Saturday, June 30, 2007

Advice For Teaching

I am trying to digitize some of my written notes. I am too lazy to just type them up and save them, so I am going to put some here at the old blog.

The following is advice distinguished professors gave to TAs at a seminar.

1. Have a stage presence. Teaching is a performance.

2. Be prepared.

3. You syllabus should be a legally binding contract between you and the student. It should be a constitution. It might not be fair, but all students should be equal before the syllabus.

4. Know peoples' names.

5. Details are important.

6. Look nice and professional.

7. Be careful.

8. Always leave your personal problems at the classroom door, and do not take anything a student says or does personally.

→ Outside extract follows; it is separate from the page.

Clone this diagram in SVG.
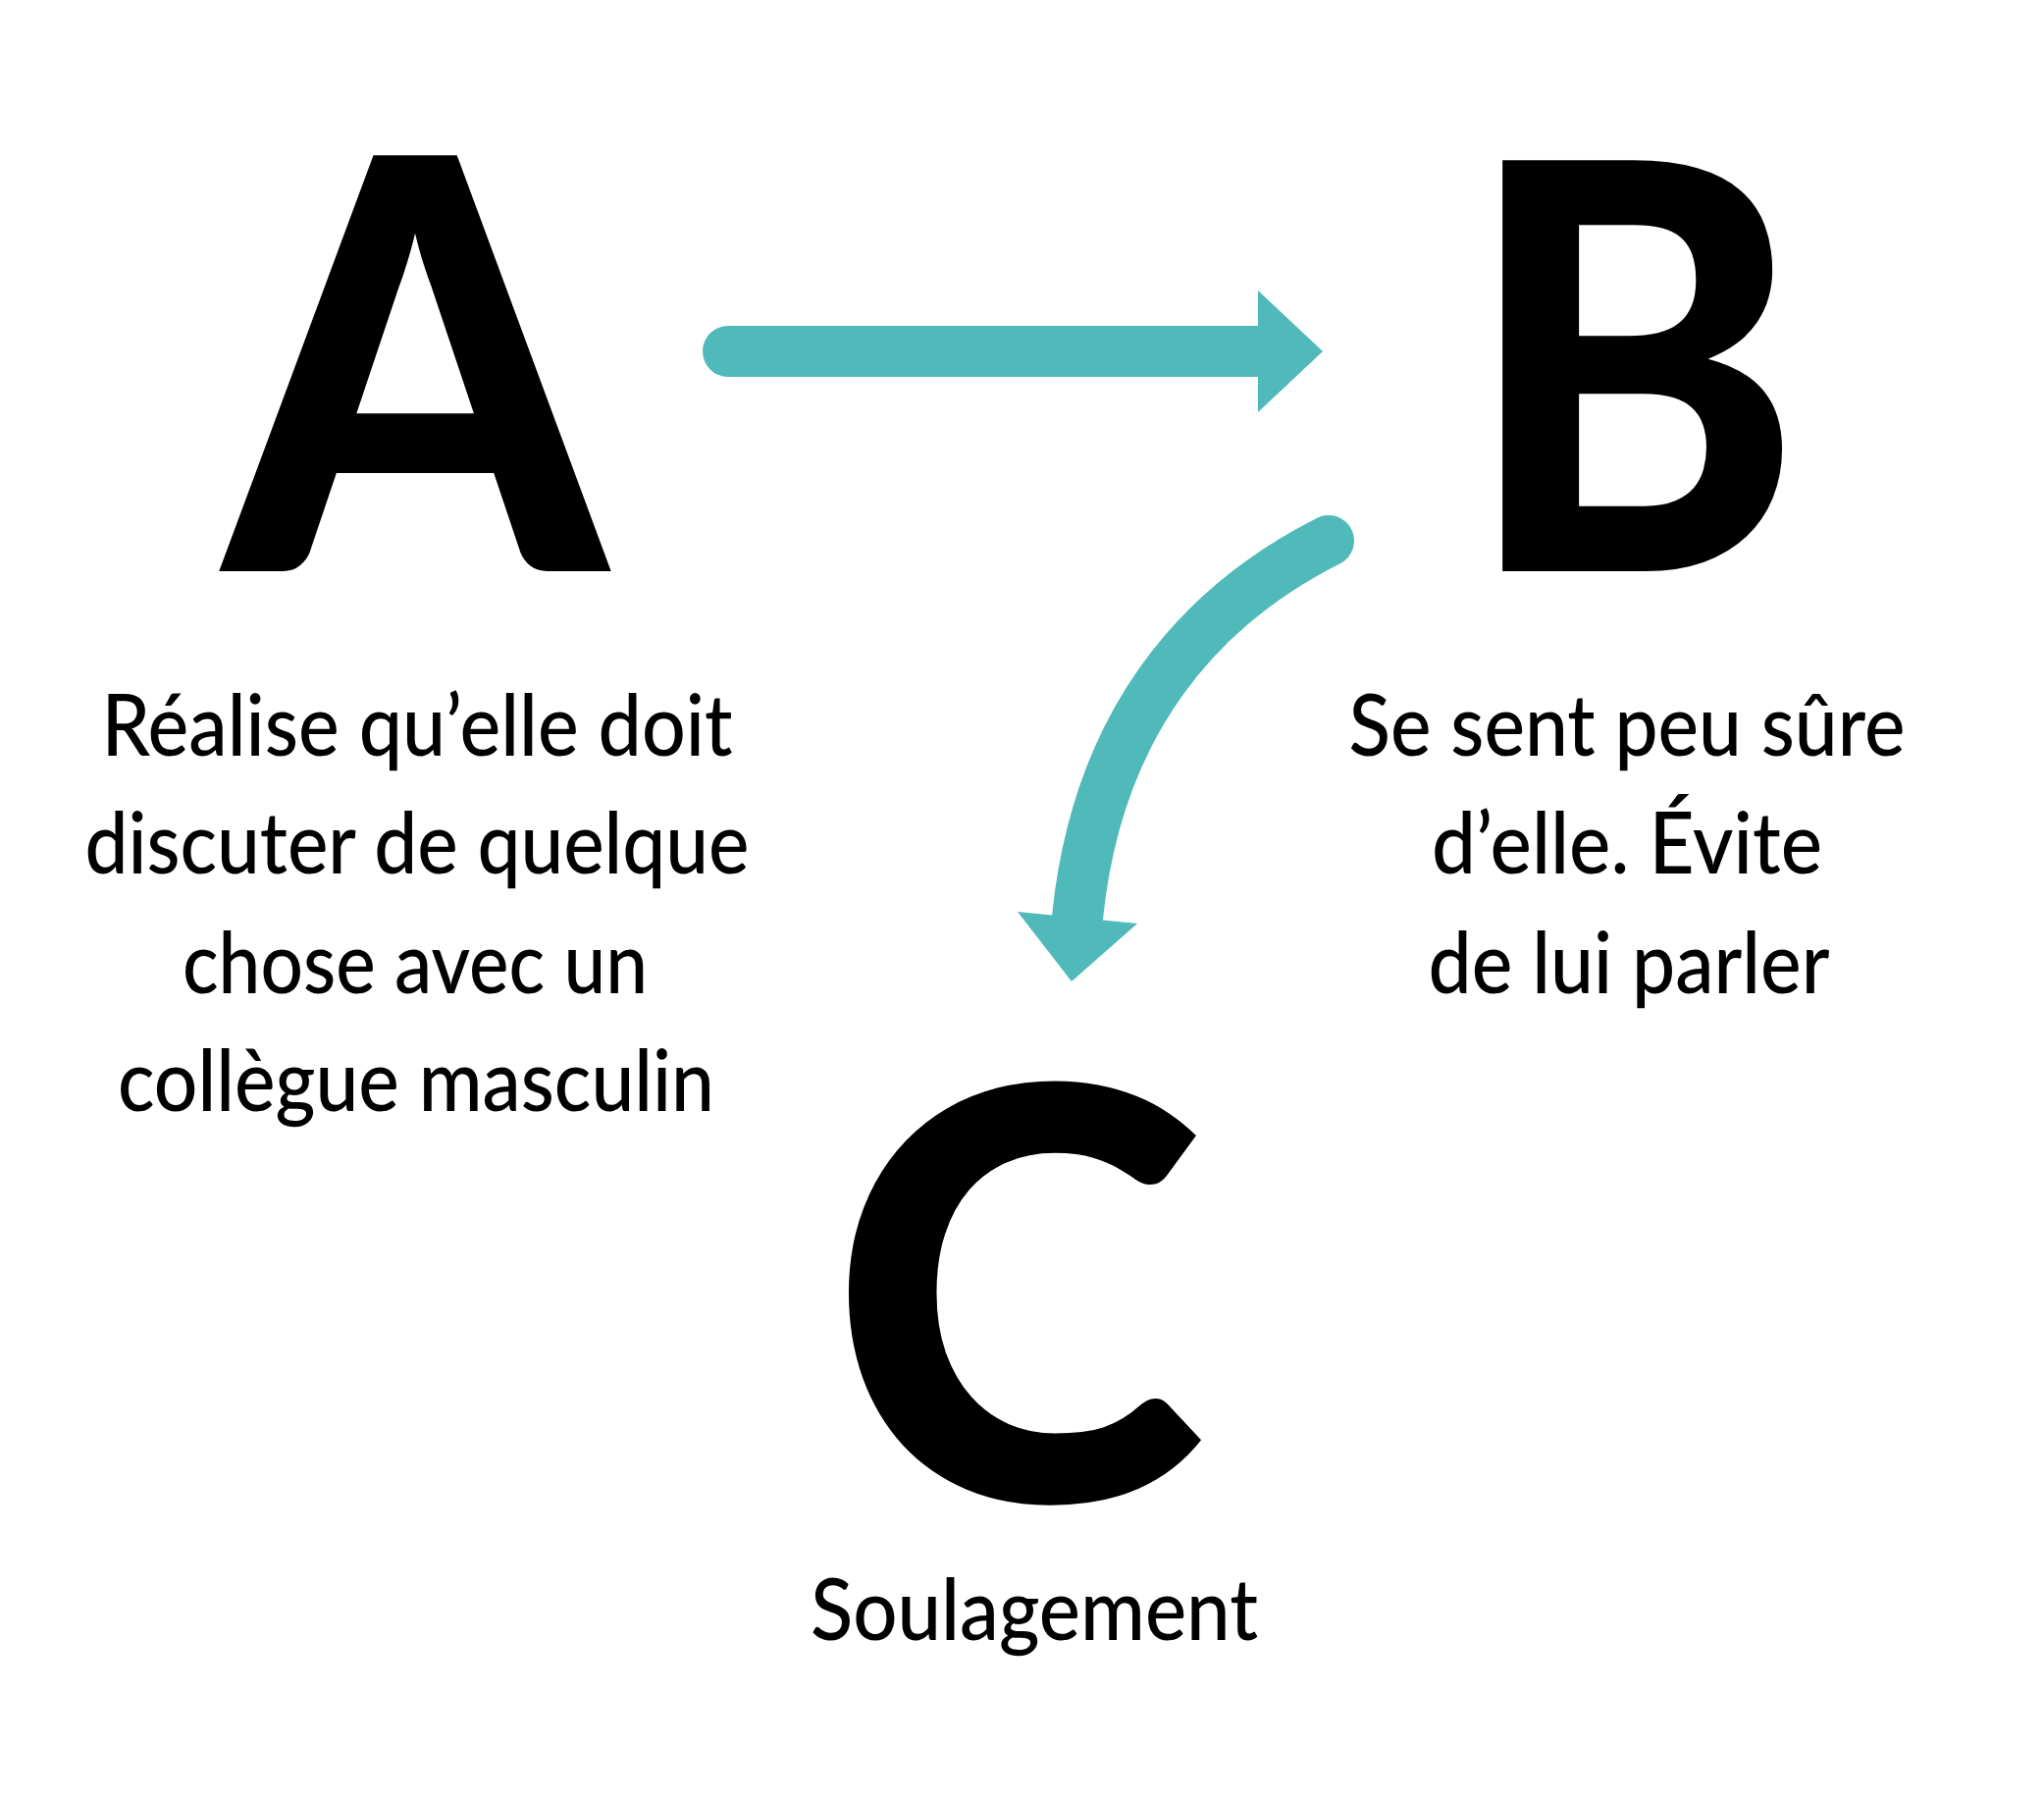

9. Talk about what you know every opportunity you get. If you are doing research on a relevant topic, talk to the students about it. Teaching equals research and vice versa.

10. Never say anything important in the last five minutes of class.

11. Define what it takes to get a certain grade.

12. If it is important, say it at least three times.

13. Tear down the wall that separates most professors and students. They have to know you are a real person. Disarm your students unless you want to be fired at. (I know this is a bad analogy given the tragedy.)

14. Work with your best and worst students. The middle students take care of themselves.

15. Talk to colleagues.

16. Do not try to control students. If you do, you will fail.

17. Learn how to manage your time.

18. Many students do not know how to learn. It is part of your job to try and teach them how to learn. You cannot do this unless you know how to learn.

19. Sometimes you just have to survive.

20. The day before a class always have something "solid" in front of you.

21. Make your material relevant.

22. Be helpful.

23. Know yourself. Know your strengths and weaknesses.

24. Make people stand.

25. If you have a talkative class, pick a fictitious person in the back to yell at.

26. Be organized.

27. It has to matter to you. Be passionate.

28. Understand your own insignificance. A bad class does not ruin a semester. A bad semester does not ruin a career. Do the best you can and do not worry about the rest.

1 comment:

Anonymous said...

That's some really good advice. The thing that I always try to do when I teach is to let the student know that I care. It's important to stress that you're not there as an "obligation" and that they're not taking the class to fulfill a requirement. Find a way to get them to care.

You should care about what you're teaching and care that they're learning. Being a good teacher, I feel, is much more important the rest of the bullshit in academia. If you can get through to one student that's much more important than a publication in some mediocre journal.